— start —

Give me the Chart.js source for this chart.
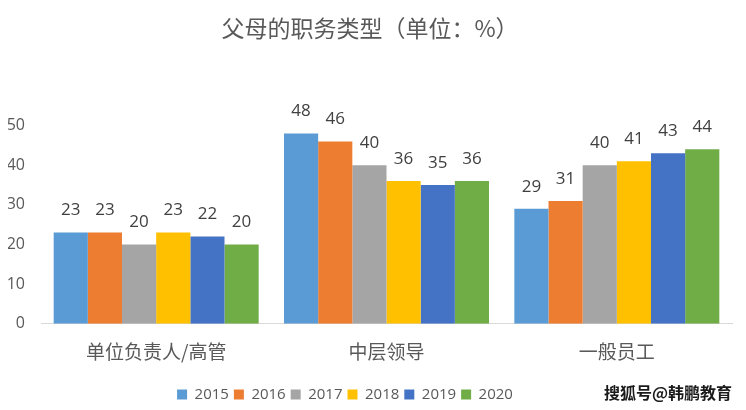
<!DOCTYPE html>
<html>
<head>
<meta charset="utf-8">
<script src="https://cdn.jsdelivr.net/npm/chart.js@4"></script>
<style>
  html, body { margin: 0; padding: 0; background: #fff; }
  #wrap { width: 746px; height: 410px; }
</style>
</head>
<body>
<div id="wrap"><canvas id="jobChart"></canvas></div>
<script>
const categories = ["单位负责人/高管", "中层领导", "一般员工"];
const years = ["2015", "2016", "2017", "2018", "2019", "2020"];
const values2015 = [23, 48, 29];
const values2016 = [23, 46, 31];
const values2017 = [20, 40, 40];
const values2018 = [23, 36, 41];
const values2019 = [22, 35, 43];
const values2020 = [20, 36, 44];
const yTicks = [0, 10, 20, 30, 40, 50];

const colors = ["#5B9BD5", "#ED7D31", "#A5A5A5", "#FFC000", "#4472C4", "#70AD47"];
const series = [values2015, values2016, values2017, values2018, values2019, values2020];
const FONT = "'Open Sans', 'Noto Sans CJK SC', sans-serif";

// value labels above each bar
const valueLabels = {
  id: "valueLabels",
  afterDatasetsDraw(chart) {
    const ctx = chart.ctx;
    ctx.save();
    ctx.font = "17px " + FONT;
    ctx.fillStyle = "#404040";
    ctx.textAlign = "center";
    ctx.textBaseline = "middle";
    chart.data.datasets.forEach((ds, i) => {
      chart.getDatasetMeta(i).data.forEach((bar, j) => {
        ctx.fillText(ds.data[j], bar.x, bar.y - 22);
      });
    });
    ctx.restore();
  }
};

// legend sits a bit left of centre in the original
const legendShift = {
  id: "legendShift",
  afterLayout(chart) {
    chart.legend.left -= 25;
    chart.legend.right -= 25;
    chart.legend.top += 2;
    chart.legend.bottom += 2;
  }
};

const watermark = {
  id: "watermark",
  afterDraw(chart) {
    const ctx = chart.ctx;
    ctx.save();
    ctx.font = "bold 16px 'Noto Sans CJK SC', sans-serif";
    ctx.fillStyle = "#1a1a1a";
    ctx.textAlign = "right";
    ctx.textBaseline = "middle";
    ctx.fillText("搜狐号@韩鹏教育", 732, 393);
    ctx.restore();
  }
};

new Chart(document.getElementById("jobChart"), {
  type: "bar",
  data: {
    labels: categories,
    datasets: years.map((y, i) => ({
      label: y,
      data: series[i],
      backgroundColor: colors[i],
      categoryPercentage: 0.89,
      barPercentage: 1.0
    }))
  },
  options: {
    responsive: true,
    maintainAspectRatio: false,
    animation: false,
    layout: { padding: { left: 8, right: 14, bottom: 0 } },
    plugins: {
      title: {
        display: true,
        text: "父母的职务类型（单位：%）",
        color: "#595959",
        font: { family: "'Noto Sans CJK SC', sans-serif", size: 23, weight: "normal" },
        padding: { top: 14, bottom: 84 }
      },
      legend: {
        position: "bottom",
        labels: {
          boxWidth: 10,
          boxHeight: 10,
          padding: 5,
          color: "#595959",
          font: { family: FONT, size: 15 }
        }
      },
      tooltip: { enabled: false }
    },
    scales: {
      x: {
        grid: { display: false },
        border: { display: true, color: "#d9d9d9", width: 1 },
        ticks: {
          color: "#595959",
          padding: 9,
          font: { family: "'Noto Sans CJK SC', sans-serif", size: 19 }
        },
        afterFit(scale) {
          scale.height += 7.5;
        }
      },
      y: {
        min: 0,
        max: 50,
        grid: { display: false },
        border: { display: false },
        afterBuildTicks(axis) {
          axis.ticks = yTicks.map(v => ({ value: v }));
        },
        afterFit(scale) {
          scale.width = 33;
        },
        ticks: {
          color: "#595959",
          padding: 8,
          font: { family: FONT, size: 16 }
        }
      }
    }
  },
  plugins: [valueLabels, legendShift, watermark]
});
</script>
</body>
</html>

— end —

Repeat the material above in full and exactly, apart from the pictures.

Exercise response:
Give me the Chart.js source for this chart.
<!DOCTYPE html>
<html>
<head>
<meta charset="utf-8">
<script src="https://cdn.jsdelivr.net/npm/chart.js@4"></script>
<style>
  html, body { margin: 0; padding: 0; background: #fff; }
  #wrap { width: 746px; height: 410px; }
</style>
</head>
<body>
<div id="wrap"><canvas id="jobChart"></canvas></div>
<script>
const categories = ["单位负责人/高管", "中层领导", "一般员工"];
const years = ["2015", "2016", "2017", "2018", "2019", "2020"];
const values2015 = [23, 48, 29];
const values2016 = [23, 46, 31];
const values2017 = [20, 40, 40];
const values2018 = [23, 36, 41];
const values2019 = [22, 35, 43];
const values2020 = [20, 36, 44];
const yTicks = [0, 10, 20, 30, 40, 50];

const colors = ["#5B9BD5", "#ED7D31", "#A5A5A5", "#FFC000", "#4472C4", "#70AD47"];
const series = [values2015, values2016, values2017, values2018, values2019, values2020];
const FONT = "'Open Sans', 'Noto Sans CJK SC', sans-serif";

// value labels above each bar
const valueLabels = {
  id: "valueLabels",
  afterDatasetsDraw(chart) {
    const ctx = chart.ctx;
    ctx.save();
    ctx.font = "17px " + FONT;
    ctx.fillStyle = "#404040";
    ctx.textAlign = "center";
    ctx.textBaseline = "middle";
    chart.data.datasets.forEach((ds, i) => {
      chart.getDatasetMeta(i).data.forEach((bar, j) => {
        ctx.fillText(ds.data[j], bar.x, bar.y - 22);
      });
    });
    ctx.restore();
  }
};

// legend sits a bit left of centre in the original
const legendShift = {
  id: "legendShift",
  afterLayout(chart) {
    chart.legend.left -= 25;
    chart.legend.right -= 25;
    chart.legend.top += 2;
    chart.legend.bottom += 2;
  }
};

const watermark = {
  id: "watermark",
  afterDraw(chart) {
    const ctx = chart.ctx;
    ctx.save();
    ctx.font = "bold 16px 'Noto Sans CJK SC', sans-serif";
    ctx.fillStyle = "#1a1a1a";
    ctx.textAlign = "right";
    ctx.textBaseline = "middle";
    ctx.fillText("搜狐号@韩鹏教育", 732, 393);
    ctx.restore();
  }
};

new Chart(document.getElementById("jobChart"), {
  type: "bar",
  data: {
    labels: categories,
    datasets: years.map((y, i) => ({
      label: y,
      data: series[i],
      backgroundColor: colors[i],
      categoryPercentage: 0.89,
      barPercentage: 1.0
    }))
  },
  options: {
    responsive: true,
    maintainAspectRatio: false,
    animation: false,
    layout: { padding: { left: 8, right: 14, bottom: 0 } },
    plugins: {
      title: {
        display: true,
        text: "父母的职务类型（单位：%）",
        color: "#595959",
        font: { family: "'Noto Sans CJK SC', sans-serif", size: 23, weight: "normal" },
        padding: { top: 14, bottom: 84 }
      },
      legend: {
        position: "bottom",
        labels: {
          boxWidth: 10,
          boxHeight: 10,
          padding: 5,
          color: "#595959",
          font: { family: FONT, size: 15 }
        }
      },
      tooltip: { enabled: false }
    },
    scales: {
      x: {
        grid: { display: false },
        border: { display: true, color: "#d9d9d9", width: 1 },
        ticks: {
          color: "#595959",
          padding: 9,
          font: { family: "'Noto Sans CJK SC', sans-serif", size: 19 }
        },
        afterFit(scale) {
          scale.height += 7.5;
        }
      },
      y: {
        min: 0,
        max: 50,
        grid: { display: false },
        border: { display: false },
        afterBuildTicks(axis) {
          axis.ticks = yTicks.map(v => ({ value: v }));
        },
        afterFit(scale) {
          scale.width = 33;
        },
        ticks: {
          color: "#595959",
          padding: 8,
          font: { family: FONT, size: 16 }
        }
      }
    }
  },
  plugins: [valueLabels, legendShift, watermark]
});
</script>
</body>
</html>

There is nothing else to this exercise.